Task requirements:
Repeat exactly, please, the lines that begin at the start of the listing and end at the line holding "1.8, 1.6, 1.6]".
* Start *
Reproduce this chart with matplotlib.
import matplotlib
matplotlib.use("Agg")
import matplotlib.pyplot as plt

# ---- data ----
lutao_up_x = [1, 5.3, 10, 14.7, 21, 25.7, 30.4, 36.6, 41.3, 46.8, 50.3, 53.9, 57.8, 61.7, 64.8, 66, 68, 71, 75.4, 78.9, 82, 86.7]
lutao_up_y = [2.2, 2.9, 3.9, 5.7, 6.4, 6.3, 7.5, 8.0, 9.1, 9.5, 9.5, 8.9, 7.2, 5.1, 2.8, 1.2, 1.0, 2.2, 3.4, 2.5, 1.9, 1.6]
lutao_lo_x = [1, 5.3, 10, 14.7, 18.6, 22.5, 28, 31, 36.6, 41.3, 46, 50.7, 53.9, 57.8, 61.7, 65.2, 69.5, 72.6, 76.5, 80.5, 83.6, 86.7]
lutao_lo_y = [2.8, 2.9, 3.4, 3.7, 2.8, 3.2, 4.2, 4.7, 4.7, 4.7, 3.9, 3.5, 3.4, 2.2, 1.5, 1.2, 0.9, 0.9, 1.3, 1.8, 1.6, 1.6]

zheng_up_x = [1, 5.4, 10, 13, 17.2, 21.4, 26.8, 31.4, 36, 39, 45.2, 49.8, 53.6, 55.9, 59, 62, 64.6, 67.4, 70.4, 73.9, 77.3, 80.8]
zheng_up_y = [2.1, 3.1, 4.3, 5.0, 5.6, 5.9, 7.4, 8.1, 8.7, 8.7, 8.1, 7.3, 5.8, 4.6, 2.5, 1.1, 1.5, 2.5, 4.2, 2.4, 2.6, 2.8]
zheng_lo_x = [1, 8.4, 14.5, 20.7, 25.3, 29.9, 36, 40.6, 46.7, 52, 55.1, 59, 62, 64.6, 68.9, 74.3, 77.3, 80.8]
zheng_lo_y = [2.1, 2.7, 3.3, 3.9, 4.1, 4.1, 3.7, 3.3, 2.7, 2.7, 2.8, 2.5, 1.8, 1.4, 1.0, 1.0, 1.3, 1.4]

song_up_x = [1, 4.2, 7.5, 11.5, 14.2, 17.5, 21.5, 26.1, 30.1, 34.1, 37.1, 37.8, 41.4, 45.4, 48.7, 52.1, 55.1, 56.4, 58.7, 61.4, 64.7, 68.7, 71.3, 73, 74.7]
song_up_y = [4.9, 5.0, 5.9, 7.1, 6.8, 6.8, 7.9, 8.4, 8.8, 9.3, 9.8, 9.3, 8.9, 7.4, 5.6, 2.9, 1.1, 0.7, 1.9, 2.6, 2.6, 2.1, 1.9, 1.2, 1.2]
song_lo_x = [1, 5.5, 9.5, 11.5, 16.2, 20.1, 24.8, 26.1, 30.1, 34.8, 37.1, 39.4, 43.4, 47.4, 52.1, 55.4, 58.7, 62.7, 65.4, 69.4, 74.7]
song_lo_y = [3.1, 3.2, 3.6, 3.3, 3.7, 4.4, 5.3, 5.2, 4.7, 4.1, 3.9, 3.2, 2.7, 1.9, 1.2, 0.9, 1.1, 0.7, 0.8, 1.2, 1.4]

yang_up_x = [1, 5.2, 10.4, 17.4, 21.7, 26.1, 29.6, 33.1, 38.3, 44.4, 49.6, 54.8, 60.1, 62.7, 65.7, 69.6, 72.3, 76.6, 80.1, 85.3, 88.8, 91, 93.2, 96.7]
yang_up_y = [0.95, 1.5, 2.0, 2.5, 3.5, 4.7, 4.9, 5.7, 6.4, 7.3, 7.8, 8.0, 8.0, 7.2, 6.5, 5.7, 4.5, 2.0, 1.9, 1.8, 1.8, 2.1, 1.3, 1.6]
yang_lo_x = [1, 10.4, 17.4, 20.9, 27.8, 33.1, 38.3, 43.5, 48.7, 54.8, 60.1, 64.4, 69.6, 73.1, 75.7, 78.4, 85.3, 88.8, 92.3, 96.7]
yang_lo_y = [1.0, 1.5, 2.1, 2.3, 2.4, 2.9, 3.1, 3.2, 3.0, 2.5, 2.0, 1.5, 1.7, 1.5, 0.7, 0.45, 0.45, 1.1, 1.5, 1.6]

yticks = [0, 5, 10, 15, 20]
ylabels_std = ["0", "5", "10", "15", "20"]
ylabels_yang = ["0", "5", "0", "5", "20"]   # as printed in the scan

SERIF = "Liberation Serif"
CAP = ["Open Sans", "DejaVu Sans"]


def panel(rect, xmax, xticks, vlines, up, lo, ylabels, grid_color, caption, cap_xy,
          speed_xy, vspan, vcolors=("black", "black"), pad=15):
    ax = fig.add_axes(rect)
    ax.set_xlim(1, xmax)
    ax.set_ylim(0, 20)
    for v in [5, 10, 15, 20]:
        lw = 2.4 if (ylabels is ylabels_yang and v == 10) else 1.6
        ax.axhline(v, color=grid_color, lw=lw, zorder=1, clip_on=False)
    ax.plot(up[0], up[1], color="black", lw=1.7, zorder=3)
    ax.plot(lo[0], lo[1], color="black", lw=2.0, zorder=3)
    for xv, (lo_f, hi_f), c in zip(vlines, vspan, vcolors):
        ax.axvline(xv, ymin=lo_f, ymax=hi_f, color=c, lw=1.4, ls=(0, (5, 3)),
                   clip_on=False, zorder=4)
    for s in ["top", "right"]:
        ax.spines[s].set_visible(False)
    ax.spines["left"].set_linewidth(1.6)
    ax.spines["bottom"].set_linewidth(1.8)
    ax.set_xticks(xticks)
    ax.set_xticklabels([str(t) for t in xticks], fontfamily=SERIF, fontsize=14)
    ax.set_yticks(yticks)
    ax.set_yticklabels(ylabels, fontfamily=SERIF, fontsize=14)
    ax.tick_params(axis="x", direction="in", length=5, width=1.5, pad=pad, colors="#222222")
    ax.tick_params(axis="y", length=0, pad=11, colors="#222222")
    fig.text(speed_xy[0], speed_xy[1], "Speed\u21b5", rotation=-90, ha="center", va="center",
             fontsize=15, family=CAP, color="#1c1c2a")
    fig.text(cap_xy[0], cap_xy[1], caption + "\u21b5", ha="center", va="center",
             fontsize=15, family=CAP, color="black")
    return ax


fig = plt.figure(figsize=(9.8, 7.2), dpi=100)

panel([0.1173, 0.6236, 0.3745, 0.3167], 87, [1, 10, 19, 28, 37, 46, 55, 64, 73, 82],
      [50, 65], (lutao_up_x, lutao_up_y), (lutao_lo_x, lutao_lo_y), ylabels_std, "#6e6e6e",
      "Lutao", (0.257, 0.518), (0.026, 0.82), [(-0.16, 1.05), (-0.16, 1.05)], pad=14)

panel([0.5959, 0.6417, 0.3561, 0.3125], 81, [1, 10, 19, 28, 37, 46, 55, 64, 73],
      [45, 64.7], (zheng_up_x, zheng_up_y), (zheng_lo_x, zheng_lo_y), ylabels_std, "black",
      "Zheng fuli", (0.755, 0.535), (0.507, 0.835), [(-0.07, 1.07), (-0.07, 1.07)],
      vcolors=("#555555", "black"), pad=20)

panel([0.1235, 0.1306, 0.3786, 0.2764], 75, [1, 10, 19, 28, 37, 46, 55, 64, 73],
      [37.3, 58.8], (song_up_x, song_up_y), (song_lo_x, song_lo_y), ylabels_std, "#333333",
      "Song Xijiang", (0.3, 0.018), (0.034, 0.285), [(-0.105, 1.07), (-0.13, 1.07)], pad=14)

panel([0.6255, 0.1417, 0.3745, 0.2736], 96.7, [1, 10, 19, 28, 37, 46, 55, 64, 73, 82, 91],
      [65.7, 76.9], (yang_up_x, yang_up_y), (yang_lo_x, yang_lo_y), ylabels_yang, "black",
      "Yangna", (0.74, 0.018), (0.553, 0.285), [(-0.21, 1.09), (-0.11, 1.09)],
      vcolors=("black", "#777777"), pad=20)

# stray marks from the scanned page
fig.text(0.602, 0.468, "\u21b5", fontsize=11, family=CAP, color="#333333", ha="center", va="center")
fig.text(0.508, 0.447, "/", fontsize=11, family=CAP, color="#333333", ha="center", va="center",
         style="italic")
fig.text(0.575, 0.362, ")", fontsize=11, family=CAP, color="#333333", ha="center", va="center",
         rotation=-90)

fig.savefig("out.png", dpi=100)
* End *
Solution to this task:
Reproduce this chart with matplotlib.
import matplotlib
matplotlib.use("Agg")
import matplotlib.pyplot as plt

# ---- data ----
lutao_up_x = [1, 5.3, 10, 14.7, 21, 25.7, 30.4, 36.6, 41.3, 46.8, 50.3, 53.9, 57.8, 61.7, 64.8, 66, 68, 71, 75.4, 78.9, 82, 86.7]
lutao_up_y = [2.2, 2.9, 3.9, 5.7, 6.4, 6.3, 7.5, 8.0, 9.1, 9.5, 9.5, 8.9, 7.2, 5.1, 2.8, 1.2, 1.0, 2.2, 3.4, 2.5, 1.9, 1.6]
lutao_lo_x = [1, 5.3, 10, 14.7, 18.6, 22.5, 28, 31, 36.6, 41.3, 46, 50.7, 53.9, 57.8, 61.7, 65.2, 69.5, 72.6, 76.5, 80.5, 83.6, 86.7]
lutao_lo_y = [2.8, 2.9, 3.4, 3.7, 2.8, 3.2, 4.2, 4.7, 4.7, 4.7, 3.9, 3.5, 3.4, 2.2, 1.5, 1.2, 0.9, 0.9, 1.3, 1.8, 1.6, 1.6]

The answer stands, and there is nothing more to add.